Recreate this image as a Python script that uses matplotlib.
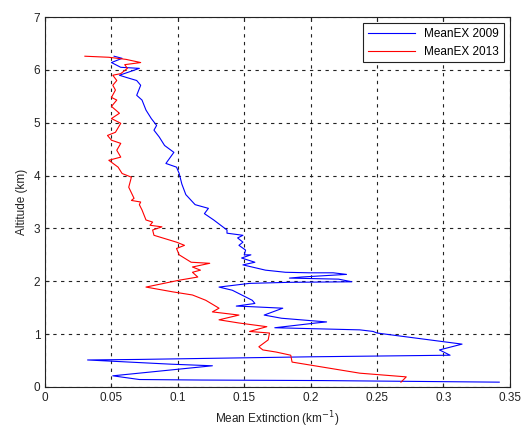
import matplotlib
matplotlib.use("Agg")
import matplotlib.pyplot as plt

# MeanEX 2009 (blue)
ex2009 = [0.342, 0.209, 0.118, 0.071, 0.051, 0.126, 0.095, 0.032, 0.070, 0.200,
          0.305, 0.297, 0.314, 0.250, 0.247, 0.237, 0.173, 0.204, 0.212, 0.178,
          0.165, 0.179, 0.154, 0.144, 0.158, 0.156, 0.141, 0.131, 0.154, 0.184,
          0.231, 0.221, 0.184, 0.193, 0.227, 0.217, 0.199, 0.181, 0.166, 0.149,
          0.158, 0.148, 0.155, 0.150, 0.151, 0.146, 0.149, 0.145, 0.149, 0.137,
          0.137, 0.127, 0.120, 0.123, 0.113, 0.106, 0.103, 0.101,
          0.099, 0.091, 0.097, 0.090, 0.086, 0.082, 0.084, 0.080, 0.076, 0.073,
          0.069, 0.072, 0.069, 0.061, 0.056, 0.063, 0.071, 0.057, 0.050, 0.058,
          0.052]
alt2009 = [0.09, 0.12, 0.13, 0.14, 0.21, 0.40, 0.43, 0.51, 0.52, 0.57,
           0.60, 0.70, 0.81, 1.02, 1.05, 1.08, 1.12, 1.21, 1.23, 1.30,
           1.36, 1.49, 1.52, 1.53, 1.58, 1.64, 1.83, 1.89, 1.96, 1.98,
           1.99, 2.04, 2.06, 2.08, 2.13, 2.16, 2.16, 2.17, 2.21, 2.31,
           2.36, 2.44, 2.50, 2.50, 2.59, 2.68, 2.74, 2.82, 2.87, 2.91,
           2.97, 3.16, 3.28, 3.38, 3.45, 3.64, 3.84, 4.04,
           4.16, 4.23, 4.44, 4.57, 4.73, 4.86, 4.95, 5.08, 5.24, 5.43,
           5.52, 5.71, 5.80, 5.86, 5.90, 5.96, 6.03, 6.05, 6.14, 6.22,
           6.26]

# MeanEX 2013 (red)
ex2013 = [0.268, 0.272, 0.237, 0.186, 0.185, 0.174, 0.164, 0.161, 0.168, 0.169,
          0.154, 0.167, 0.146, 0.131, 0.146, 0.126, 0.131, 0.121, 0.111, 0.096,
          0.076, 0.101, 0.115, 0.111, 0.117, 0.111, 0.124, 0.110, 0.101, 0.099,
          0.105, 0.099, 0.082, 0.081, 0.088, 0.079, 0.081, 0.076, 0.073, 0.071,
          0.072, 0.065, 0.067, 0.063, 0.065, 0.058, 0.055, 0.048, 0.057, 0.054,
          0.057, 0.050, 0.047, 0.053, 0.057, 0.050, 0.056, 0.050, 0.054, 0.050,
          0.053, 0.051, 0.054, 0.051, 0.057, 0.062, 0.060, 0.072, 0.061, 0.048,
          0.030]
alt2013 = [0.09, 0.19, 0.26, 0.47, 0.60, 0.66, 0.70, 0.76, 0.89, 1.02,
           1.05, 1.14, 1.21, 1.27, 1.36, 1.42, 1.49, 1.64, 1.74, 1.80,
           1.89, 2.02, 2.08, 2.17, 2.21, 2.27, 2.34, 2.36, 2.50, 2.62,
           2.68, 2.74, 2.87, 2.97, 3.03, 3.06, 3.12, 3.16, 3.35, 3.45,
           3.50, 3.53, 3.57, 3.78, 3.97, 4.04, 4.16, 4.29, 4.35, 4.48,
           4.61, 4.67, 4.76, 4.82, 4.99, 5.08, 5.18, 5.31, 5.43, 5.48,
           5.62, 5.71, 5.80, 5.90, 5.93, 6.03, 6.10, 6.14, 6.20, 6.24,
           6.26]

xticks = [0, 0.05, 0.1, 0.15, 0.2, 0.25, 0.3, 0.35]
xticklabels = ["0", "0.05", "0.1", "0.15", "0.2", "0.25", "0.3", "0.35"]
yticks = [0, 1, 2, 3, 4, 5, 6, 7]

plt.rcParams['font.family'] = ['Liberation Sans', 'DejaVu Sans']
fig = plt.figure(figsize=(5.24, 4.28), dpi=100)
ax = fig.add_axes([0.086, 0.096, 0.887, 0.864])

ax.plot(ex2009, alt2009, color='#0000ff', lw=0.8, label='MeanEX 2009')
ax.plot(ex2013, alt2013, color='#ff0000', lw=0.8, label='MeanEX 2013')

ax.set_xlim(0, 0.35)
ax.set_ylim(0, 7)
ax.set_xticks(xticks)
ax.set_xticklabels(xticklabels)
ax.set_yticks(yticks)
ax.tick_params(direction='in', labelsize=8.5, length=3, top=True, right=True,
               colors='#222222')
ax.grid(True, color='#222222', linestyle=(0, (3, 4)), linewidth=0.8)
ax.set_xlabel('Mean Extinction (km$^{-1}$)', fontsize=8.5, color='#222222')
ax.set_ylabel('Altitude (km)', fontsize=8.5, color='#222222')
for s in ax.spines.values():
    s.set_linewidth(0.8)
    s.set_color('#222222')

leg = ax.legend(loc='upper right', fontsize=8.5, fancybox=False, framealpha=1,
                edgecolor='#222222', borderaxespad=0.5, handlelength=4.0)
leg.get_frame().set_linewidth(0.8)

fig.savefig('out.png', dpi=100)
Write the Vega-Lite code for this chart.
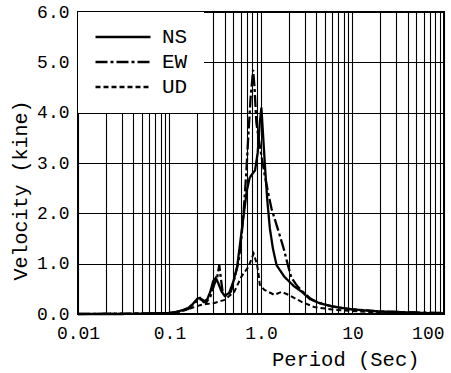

# The request
Return only the lines from the start of the data through the line that contains "import matplotlib.pyplot as plt", please, copying them exactly and omitting all pictures.

# Correct response
Recreate this image as a Python script that uses matplotlib.
import matplotlib
matplotlib.use("Agg")
import matplotlib.pyplot as plt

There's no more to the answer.